I think however far apart you choose to have your children is your own personal business. I mean, you could have 8 years between them and no one has the right to tell you that it wrong.

I had a colicky, screaming non sleeping baby and I was still clucky when she was 5 mths old. Maybe that is just my pre disposed genetics?

(That said, she is 19 mths old and we are still trying to get pregnant.)

Anonymous said...

With my son, it took us nine years, several pregnancies and lots of other "fun" stuff along the way to have him. Once I managed to reach the stage of viable pregnancy, I was hit with an incompetent cervix at week 16 (surgical intervention required, and I had to start working from home instead of going into the office), gestational diabetes and a continuous slew of other medical concerns (all based on experiences from my past pregnancies), all of which culminated in the grand finale of giving birth, where I had complications that became life-threatening.

Once we got past all that, I told anyone who would listen that I was never going through all of that again. Not a chance in hell.
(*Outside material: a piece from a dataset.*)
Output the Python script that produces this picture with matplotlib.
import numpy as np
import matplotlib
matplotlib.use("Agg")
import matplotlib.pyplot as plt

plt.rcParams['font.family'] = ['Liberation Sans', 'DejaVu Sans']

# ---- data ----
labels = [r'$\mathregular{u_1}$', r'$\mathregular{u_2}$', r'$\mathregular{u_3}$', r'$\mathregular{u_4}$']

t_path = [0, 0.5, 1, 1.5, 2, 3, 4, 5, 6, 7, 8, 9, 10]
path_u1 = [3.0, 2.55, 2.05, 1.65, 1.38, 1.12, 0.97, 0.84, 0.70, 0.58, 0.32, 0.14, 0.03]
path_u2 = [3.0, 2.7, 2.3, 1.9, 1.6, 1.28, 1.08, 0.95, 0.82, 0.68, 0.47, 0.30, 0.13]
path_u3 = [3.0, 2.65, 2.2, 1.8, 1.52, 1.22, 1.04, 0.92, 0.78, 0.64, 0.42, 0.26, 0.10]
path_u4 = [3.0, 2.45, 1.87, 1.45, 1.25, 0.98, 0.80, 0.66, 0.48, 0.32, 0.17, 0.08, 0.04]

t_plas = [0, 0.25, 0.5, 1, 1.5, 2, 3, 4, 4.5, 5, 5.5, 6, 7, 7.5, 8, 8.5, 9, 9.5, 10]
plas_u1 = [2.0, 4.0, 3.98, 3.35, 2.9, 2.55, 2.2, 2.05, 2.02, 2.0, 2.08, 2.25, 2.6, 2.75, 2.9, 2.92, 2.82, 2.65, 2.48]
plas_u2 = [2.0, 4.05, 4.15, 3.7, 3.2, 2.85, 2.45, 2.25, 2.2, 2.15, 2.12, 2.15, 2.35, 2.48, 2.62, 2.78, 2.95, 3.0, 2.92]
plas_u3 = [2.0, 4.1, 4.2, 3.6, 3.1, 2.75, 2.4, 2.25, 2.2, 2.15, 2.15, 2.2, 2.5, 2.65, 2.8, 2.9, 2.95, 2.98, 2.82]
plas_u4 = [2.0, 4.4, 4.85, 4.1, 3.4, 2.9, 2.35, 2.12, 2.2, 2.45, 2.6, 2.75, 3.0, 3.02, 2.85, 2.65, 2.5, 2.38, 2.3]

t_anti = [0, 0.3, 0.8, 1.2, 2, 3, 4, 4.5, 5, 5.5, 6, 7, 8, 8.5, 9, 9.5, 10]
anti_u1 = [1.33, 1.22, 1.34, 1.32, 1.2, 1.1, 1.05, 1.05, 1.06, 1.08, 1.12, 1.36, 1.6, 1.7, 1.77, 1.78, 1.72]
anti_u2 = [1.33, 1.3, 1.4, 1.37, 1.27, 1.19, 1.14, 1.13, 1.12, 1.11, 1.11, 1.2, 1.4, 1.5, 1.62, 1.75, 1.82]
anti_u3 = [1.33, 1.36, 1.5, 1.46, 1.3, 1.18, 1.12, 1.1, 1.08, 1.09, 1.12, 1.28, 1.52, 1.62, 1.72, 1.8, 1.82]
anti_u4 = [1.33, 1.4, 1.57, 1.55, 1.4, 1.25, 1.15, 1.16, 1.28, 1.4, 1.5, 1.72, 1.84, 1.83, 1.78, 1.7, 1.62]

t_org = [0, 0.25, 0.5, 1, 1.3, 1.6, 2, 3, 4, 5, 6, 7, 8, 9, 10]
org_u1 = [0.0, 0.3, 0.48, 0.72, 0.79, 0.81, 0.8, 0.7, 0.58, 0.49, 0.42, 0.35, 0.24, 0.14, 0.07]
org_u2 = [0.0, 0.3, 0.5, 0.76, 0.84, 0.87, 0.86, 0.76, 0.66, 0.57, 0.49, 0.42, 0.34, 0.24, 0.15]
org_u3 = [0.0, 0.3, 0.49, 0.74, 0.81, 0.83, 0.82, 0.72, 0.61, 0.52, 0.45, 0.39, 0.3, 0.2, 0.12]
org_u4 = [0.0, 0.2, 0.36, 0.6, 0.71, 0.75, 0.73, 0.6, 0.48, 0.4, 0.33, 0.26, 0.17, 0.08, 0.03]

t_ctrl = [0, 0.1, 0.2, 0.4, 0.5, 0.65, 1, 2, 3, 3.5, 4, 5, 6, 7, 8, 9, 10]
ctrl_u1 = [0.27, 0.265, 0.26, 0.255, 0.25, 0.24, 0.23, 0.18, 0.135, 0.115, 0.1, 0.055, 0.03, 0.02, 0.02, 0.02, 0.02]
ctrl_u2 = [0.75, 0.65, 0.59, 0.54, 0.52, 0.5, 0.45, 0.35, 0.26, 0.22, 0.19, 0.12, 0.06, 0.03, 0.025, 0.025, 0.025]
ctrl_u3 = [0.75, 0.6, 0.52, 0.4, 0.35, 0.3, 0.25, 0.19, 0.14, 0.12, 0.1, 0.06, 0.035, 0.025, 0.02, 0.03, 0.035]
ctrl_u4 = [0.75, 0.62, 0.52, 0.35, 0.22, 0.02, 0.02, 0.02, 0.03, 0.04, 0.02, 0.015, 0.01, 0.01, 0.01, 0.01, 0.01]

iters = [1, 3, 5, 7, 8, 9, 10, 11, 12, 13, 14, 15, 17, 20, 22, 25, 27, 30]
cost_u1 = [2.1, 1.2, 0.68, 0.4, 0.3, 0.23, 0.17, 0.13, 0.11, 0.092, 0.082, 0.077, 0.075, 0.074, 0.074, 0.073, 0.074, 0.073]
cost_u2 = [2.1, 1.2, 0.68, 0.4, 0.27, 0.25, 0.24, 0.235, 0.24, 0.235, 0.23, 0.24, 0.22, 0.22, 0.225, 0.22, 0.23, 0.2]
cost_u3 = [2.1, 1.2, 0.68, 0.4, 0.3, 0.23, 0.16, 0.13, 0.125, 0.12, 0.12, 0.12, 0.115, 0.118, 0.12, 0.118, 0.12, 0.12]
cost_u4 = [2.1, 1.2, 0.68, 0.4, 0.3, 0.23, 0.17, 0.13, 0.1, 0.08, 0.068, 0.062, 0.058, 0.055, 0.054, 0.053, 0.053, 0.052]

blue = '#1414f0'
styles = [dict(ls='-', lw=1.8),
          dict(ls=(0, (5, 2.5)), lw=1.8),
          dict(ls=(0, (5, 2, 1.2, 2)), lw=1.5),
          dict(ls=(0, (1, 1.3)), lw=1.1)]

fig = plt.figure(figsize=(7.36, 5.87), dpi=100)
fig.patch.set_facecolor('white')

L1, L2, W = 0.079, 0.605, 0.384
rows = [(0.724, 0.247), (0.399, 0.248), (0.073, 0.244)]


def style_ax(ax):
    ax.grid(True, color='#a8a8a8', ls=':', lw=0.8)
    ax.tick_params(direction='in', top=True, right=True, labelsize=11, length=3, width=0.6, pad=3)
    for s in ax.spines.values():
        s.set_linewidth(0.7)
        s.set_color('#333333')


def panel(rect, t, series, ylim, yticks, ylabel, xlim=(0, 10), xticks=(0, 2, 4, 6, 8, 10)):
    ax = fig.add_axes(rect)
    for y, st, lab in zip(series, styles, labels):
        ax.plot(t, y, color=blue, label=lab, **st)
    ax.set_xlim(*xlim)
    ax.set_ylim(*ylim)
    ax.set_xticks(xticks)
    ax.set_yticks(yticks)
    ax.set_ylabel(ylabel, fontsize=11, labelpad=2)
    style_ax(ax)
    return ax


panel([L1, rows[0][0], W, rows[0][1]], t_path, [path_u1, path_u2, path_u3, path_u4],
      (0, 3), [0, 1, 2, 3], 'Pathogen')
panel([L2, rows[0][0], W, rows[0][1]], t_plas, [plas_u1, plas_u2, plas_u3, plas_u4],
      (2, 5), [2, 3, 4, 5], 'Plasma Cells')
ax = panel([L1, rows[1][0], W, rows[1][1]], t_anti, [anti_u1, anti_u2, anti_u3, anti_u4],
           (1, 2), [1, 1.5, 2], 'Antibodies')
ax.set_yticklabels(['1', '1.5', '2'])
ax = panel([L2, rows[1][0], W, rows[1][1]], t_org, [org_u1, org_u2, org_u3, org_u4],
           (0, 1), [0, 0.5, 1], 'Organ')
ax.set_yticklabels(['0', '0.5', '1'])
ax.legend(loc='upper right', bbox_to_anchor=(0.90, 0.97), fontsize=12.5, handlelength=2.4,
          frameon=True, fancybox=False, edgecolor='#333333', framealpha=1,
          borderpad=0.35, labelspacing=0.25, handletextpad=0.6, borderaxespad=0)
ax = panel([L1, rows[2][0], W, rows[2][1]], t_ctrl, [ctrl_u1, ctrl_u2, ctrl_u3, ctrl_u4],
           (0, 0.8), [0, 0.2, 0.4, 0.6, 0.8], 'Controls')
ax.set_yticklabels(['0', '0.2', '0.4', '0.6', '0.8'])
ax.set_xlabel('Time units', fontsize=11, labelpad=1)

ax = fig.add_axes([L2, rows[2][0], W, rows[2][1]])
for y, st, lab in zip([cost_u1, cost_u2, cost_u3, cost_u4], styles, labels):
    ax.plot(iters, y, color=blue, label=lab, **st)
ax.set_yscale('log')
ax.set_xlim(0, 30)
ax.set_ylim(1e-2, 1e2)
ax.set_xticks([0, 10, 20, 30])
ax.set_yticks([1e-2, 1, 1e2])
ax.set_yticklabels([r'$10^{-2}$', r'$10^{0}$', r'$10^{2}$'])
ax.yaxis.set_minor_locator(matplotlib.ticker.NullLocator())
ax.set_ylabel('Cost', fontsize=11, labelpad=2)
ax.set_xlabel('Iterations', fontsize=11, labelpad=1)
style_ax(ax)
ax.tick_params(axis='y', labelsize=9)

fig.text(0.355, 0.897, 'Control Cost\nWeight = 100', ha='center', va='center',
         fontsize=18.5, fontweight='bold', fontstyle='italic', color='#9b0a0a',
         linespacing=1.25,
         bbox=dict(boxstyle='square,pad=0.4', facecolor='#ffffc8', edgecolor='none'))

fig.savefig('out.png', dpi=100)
Our son is now almost four years old. Guess who's thinking about trying for another one? Perhaps I should change my name to "Glutton for Punishment..."

laurenfox said...

I'm so glad my Babytalk essay resonated with you! Thanks for taking the time to discuss it. My girls are actually almost five years apart, and, for what it's worth, and having given the topic a lot of thought, I've come to the conclusion that the relationship between siblings is more about their innate personalities, which we have no control over, than about the years between them. I can already see how much my daughters adore each other - of course, that could be because the younger one can't yet steal her big sister's toys. Anyway, thanks for reading the article!